PROMPT » Every line that includes the word "this" is to be listed.

RECORD LIST »
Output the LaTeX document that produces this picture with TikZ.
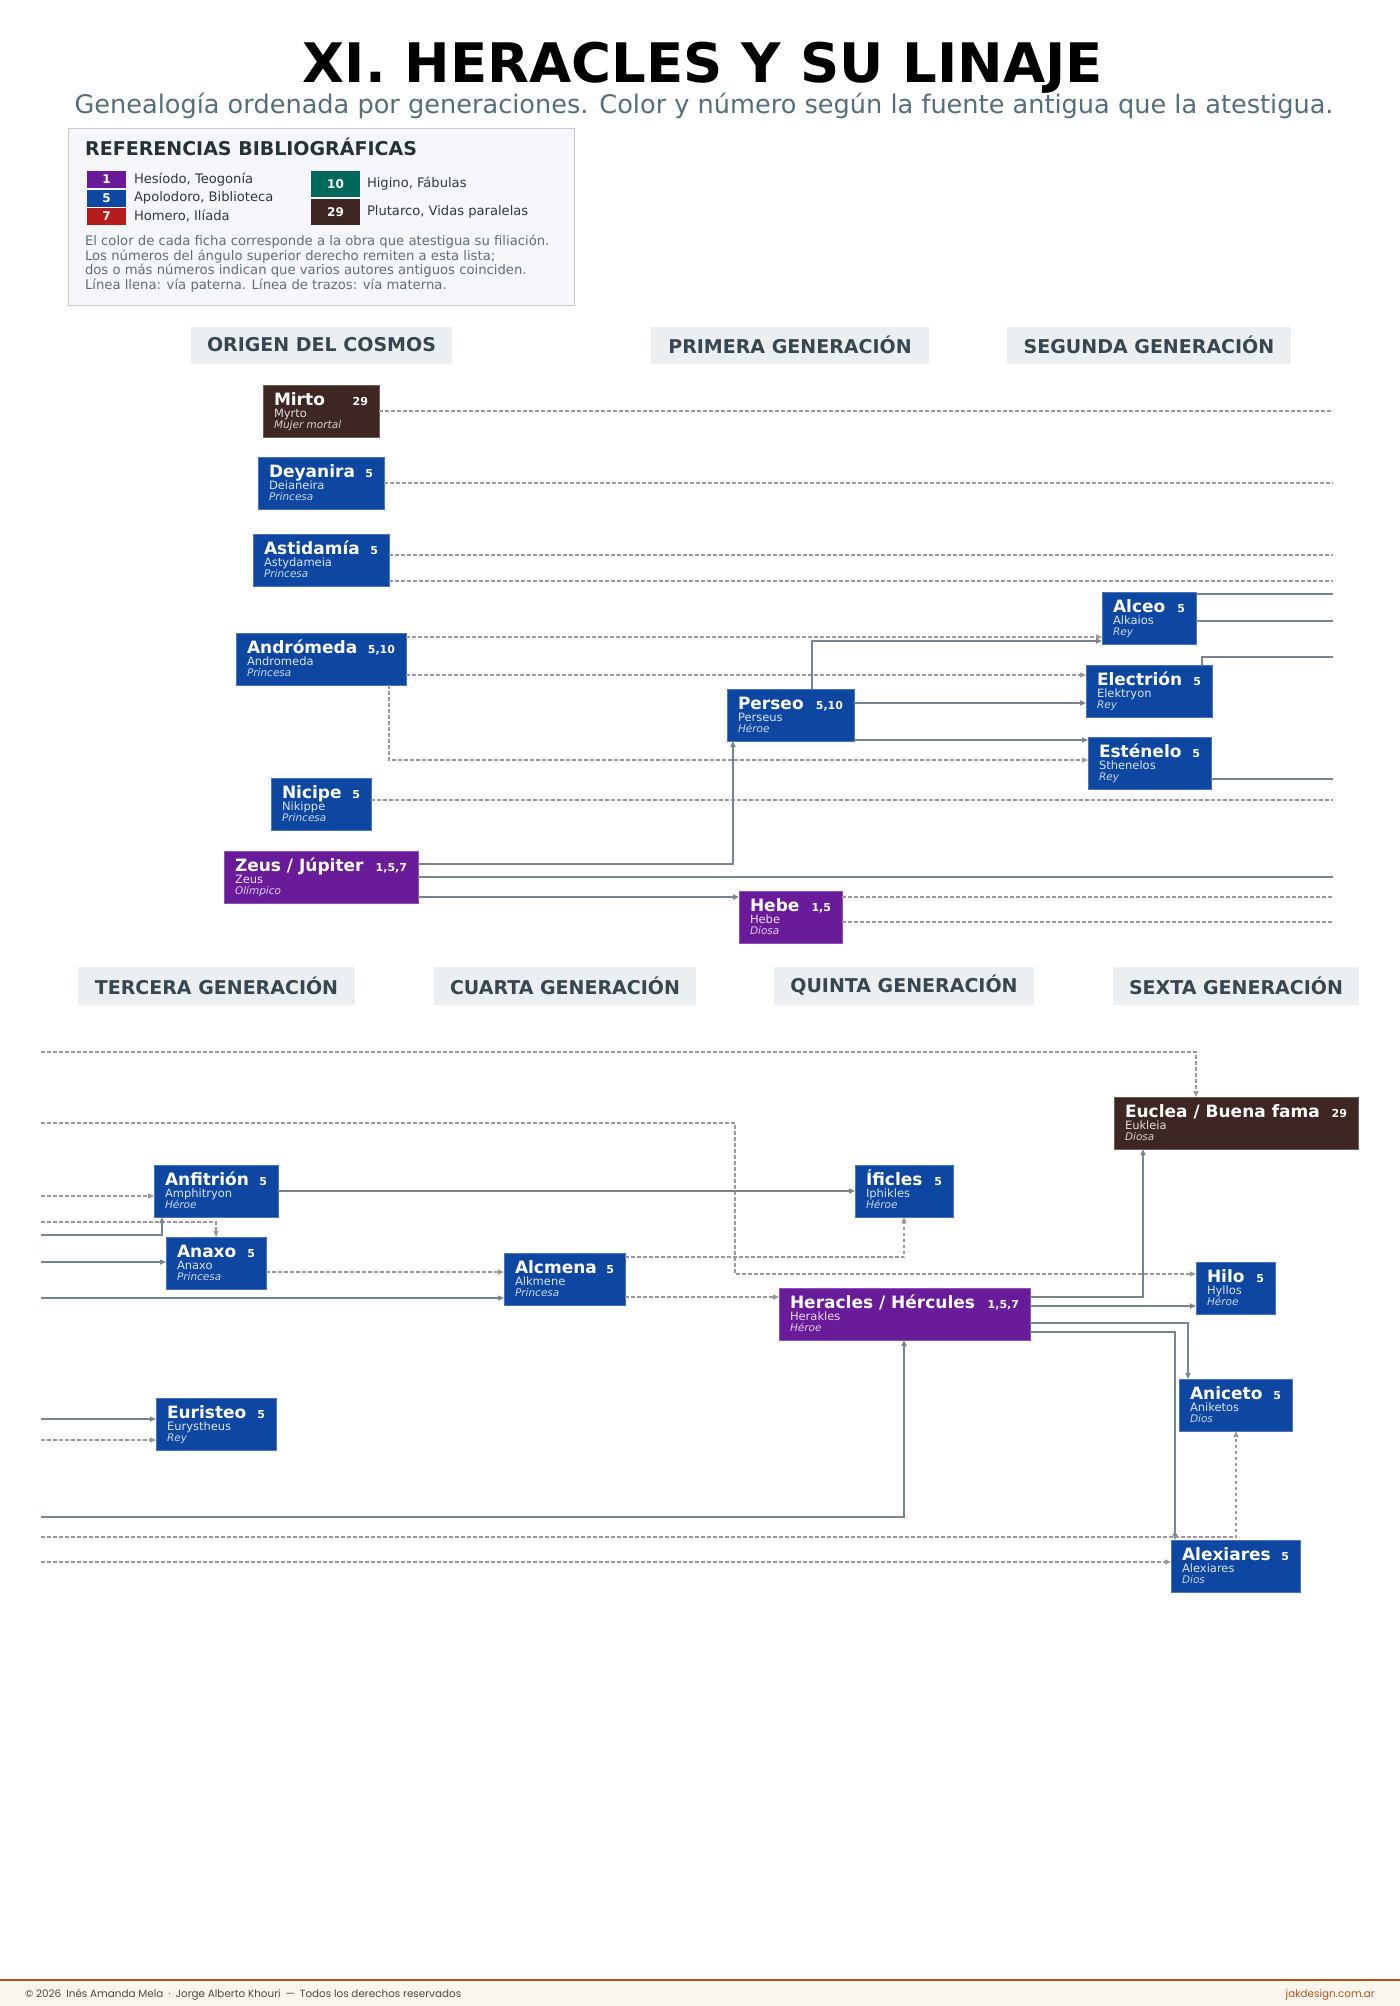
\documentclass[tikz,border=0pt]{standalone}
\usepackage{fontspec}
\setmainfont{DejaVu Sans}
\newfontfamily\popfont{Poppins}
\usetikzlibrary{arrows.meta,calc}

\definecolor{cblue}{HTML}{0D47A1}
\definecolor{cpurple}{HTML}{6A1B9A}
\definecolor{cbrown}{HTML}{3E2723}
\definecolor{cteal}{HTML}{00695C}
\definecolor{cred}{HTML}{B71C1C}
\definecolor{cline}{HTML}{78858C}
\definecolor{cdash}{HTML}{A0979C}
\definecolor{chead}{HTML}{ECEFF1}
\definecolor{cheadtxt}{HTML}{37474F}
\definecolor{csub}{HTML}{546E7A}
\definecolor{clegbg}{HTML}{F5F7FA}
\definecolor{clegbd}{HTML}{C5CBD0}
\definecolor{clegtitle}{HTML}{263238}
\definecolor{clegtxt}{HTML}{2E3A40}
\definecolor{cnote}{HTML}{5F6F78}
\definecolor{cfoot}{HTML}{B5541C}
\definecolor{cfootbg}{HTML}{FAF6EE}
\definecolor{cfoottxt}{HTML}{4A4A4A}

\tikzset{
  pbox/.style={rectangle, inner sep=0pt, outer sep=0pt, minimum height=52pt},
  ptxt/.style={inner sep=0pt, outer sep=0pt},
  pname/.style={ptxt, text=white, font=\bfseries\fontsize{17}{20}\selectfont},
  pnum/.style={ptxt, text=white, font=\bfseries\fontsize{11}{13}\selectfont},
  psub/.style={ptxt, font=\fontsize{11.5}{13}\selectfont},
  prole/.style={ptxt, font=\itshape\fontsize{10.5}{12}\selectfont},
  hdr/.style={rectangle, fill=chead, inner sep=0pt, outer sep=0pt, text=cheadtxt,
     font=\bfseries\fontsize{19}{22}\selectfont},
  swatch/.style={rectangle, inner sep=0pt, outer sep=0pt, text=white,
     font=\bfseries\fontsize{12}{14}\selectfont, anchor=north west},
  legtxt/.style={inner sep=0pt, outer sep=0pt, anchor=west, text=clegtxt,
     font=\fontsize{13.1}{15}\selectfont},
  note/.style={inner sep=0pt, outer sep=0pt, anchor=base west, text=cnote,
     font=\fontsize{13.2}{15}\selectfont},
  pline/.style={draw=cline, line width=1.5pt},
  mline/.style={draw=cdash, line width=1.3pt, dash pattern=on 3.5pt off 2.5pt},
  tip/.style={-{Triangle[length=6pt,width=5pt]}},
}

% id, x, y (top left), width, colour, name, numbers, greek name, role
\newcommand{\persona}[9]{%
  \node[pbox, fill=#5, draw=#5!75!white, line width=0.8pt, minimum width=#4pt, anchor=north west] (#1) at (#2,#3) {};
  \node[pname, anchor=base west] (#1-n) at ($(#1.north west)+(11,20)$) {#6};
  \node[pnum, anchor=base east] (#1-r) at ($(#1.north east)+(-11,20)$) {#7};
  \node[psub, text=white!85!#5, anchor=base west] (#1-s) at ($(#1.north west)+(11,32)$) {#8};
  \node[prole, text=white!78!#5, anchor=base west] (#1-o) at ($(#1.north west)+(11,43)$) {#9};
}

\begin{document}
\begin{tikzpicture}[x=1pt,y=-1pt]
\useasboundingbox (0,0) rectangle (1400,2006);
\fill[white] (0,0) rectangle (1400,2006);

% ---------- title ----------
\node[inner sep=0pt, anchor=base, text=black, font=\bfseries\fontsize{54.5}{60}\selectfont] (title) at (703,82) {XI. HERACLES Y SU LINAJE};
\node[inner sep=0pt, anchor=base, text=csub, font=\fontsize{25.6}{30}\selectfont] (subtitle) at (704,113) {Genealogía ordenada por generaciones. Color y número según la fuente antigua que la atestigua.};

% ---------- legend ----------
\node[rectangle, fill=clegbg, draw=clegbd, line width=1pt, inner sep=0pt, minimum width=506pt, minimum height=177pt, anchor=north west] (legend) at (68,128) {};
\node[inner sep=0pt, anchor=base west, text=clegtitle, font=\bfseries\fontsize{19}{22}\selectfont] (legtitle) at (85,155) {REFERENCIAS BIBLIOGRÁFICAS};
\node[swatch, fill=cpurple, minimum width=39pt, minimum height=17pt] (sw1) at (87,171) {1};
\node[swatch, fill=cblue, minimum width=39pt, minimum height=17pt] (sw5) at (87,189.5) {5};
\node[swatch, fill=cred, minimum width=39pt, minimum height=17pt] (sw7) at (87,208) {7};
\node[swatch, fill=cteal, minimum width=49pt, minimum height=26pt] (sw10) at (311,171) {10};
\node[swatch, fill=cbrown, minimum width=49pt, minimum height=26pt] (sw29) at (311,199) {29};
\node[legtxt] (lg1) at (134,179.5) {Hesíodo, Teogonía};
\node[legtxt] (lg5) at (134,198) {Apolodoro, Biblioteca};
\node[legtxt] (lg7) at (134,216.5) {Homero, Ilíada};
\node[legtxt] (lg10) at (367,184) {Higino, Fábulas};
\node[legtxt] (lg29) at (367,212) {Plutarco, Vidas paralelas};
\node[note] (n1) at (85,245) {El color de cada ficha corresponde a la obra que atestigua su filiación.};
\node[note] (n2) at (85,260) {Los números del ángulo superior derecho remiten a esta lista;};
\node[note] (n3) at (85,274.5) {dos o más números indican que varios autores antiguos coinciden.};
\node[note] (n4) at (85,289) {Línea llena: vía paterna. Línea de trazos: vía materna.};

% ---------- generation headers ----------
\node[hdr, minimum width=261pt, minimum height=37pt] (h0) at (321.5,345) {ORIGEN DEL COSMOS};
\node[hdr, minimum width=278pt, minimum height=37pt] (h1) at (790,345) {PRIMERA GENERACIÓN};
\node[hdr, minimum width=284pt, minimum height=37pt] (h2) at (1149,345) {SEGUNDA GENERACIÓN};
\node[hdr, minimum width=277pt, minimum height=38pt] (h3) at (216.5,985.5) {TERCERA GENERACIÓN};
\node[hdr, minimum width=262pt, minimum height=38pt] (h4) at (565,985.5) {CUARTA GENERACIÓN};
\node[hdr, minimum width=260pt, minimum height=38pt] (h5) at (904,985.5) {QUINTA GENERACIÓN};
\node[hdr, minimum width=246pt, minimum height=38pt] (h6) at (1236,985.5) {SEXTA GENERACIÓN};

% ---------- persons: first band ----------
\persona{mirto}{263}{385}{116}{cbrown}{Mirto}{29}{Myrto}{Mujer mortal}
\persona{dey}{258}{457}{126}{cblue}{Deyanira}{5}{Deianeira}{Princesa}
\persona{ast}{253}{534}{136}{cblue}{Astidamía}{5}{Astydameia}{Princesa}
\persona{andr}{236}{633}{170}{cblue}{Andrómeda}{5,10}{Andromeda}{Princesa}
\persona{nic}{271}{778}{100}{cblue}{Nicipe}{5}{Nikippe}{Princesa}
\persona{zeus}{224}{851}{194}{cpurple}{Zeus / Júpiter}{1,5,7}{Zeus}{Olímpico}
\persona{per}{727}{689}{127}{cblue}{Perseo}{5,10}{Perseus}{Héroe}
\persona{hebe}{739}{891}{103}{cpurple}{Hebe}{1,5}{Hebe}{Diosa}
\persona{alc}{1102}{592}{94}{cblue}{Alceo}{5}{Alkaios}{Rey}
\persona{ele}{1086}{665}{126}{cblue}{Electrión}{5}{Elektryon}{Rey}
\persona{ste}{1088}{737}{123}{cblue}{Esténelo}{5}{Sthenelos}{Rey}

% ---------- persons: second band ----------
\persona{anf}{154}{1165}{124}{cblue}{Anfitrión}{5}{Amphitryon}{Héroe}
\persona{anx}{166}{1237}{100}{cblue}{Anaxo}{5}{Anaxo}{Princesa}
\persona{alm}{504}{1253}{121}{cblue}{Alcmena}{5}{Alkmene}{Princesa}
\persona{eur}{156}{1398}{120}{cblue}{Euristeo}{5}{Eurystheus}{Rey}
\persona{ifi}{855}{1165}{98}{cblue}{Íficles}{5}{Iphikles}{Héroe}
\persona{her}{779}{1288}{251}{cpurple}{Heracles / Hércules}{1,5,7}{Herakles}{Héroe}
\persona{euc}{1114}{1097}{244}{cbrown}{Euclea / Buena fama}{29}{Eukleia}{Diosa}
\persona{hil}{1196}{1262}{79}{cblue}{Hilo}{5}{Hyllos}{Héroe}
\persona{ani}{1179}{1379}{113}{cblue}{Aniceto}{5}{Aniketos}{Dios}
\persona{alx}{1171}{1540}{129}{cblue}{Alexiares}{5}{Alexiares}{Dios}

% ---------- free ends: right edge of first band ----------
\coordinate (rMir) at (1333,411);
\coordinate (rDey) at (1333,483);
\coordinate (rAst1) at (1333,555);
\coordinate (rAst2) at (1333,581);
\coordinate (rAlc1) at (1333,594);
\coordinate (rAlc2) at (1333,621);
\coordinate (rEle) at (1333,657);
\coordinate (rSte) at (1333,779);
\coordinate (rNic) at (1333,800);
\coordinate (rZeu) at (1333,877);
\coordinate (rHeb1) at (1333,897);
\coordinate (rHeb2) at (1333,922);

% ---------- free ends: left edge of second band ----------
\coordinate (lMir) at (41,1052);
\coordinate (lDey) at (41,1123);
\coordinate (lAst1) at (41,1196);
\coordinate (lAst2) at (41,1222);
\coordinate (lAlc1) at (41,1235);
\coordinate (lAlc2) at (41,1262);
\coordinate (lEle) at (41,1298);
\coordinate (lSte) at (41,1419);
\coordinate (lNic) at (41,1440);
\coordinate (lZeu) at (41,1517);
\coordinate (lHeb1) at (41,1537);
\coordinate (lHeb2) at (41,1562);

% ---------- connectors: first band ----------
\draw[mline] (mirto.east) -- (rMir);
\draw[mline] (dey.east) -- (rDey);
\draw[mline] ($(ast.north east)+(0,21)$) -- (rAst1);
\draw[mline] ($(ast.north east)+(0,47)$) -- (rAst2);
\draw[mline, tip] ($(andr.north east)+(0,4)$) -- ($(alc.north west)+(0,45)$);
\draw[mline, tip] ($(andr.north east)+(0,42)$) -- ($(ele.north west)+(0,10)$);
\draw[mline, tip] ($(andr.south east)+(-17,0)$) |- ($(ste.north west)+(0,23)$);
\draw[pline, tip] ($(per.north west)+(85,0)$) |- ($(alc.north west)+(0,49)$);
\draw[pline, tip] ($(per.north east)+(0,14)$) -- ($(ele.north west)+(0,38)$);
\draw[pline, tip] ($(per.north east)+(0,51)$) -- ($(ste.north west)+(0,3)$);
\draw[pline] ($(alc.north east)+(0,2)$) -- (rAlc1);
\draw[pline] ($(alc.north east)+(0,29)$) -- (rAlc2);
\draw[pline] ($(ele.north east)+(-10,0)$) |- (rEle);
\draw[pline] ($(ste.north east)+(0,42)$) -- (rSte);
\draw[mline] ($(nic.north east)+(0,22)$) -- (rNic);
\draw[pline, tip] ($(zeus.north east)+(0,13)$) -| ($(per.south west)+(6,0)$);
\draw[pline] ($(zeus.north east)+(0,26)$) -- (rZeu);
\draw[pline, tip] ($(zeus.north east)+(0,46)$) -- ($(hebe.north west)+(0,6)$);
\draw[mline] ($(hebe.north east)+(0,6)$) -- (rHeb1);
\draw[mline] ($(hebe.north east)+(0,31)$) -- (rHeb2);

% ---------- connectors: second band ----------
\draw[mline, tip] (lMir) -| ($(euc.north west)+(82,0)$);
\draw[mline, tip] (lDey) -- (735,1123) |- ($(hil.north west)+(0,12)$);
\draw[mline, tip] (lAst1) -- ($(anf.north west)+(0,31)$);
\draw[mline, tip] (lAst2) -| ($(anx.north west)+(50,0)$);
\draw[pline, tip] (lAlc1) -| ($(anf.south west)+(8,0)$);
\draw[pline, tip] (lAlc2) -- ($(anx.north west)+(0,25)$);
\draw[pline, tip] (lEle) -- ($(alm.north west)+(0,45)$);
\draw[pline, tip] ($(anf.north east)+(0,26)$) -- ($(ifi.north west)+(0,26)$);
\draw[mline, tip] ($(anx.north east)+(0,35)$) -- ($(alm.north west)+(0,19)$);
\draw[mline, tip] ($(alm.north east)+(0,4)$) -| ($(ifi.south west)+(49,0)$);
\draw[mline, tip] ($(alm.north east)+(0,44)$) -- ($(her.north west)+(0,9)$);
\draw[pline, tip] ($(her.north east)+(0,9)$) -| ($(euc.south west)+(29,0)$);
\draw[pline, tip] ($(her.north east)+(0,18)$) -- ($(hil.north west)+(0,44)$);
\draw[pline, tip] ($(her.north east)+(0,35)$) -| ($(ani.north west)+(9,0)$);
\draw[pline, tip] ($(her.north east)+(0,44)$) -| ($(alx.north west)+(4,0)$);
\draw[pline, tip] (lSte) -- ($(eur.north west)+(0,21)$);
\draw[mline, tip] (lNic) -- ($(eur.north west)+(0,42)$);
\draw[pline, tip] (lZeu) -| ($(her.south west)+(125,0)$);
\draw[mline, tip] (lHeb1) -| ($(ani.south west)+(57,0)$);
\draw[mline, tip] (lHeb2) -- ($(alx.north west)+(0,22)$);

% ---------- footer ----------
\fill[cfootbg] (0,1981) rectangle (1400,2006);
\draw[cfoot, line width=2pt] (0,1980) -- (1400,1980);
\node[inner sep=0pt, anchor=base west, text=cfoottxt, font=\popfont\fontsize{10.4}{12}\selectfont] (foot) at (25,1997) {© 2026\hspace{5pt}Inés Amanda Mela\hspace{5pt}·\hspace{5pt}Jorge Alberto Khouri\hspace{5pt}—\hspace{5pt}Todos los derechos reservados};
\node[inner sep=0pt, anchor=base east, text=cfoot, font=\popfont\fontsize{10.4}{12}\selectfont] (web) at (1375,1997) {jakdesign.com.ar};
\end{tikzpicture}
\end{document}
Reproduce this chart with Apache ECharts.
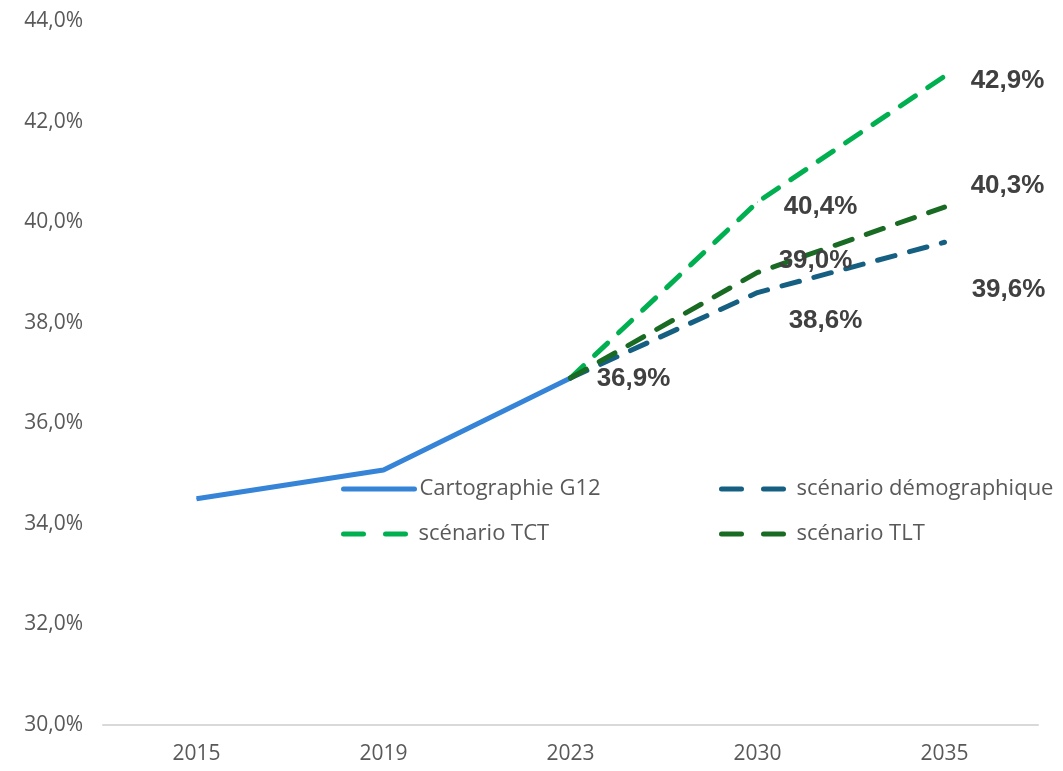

CORRECT RESULT »
Output the LaTeX document that produces this picture with TikZ.
Reproduce this chart with Apache ECharts.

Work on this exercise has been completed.